Problem to work on: Leave the pictures out and quote every line from the start of the listing to the line with "y_ticks = [0, 1, 2, 3, 4, 5, 6]", inclusive.

Source material:
□ □ □ □ □ □ □

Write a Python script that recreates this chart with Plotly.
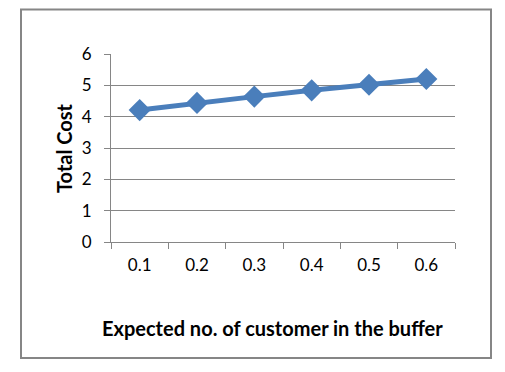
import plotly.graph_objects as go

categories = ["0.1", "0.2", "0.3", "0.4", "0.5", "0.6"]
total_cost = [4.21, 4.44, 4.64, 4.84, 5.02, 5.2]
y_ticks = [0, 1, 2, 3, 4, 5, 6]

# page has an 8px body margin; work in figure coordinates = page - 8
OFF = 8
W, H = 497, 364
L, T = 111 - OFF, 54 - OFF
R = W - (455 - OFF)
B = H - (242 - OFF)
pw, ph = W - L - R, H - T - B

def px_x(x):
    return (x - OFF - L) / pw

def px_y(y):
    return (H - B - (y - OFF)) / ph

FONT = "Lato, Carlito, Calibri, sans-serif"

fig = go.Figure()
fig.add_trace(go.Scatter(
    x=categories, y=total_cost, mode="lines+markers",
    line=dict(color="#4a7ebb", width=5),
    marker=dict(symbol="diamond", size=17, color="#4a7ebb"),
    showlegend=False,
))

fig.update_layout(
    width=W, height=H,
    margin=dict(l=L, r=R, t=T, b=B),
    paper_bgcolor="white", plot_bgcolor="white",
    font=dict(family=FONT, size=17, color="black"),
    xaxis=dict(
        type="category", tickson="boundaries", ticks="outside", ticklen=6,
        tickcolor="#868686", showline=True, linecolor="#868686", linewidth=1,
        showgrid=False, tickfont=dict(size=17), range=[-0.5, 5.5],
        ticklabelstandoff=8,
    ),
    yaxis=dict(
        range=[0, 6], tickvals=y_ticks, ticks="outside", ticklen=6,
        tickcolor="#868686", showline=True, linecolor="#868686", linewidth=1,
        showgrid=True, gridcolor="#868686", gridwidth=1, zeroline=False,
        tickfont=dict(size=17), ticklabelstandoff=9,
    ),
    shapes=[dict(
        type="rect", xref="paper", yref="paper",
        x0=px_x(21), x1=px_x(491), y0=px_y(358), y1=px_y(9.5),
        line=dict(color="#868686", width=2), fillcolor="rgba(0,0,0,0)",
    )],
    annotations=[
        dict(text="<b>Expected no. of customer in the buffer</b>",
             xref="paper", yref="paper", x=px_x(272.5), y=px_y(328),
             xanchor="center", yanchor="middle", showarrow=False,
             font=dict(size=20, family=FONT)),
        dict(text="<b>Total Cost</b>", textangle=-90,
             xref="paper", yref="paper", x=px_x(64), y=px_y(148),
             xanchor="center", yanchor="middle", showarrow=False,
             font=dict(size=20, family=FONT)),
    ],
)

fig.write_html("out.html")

□ □ □ □ □ □ □

Task result:
Write a Python script that recreates this chart with Plotly.
import plotly.graph_objects as go

categories = ["0.1", "0.2", "0.3", "0.4", "0.5", "0.6"]
total_cost = [4.21, 4.44, 4.64, 4.84, 5.02, 5.2]
y_ticks = [0, 1, 2, 3, 4, 5, 6]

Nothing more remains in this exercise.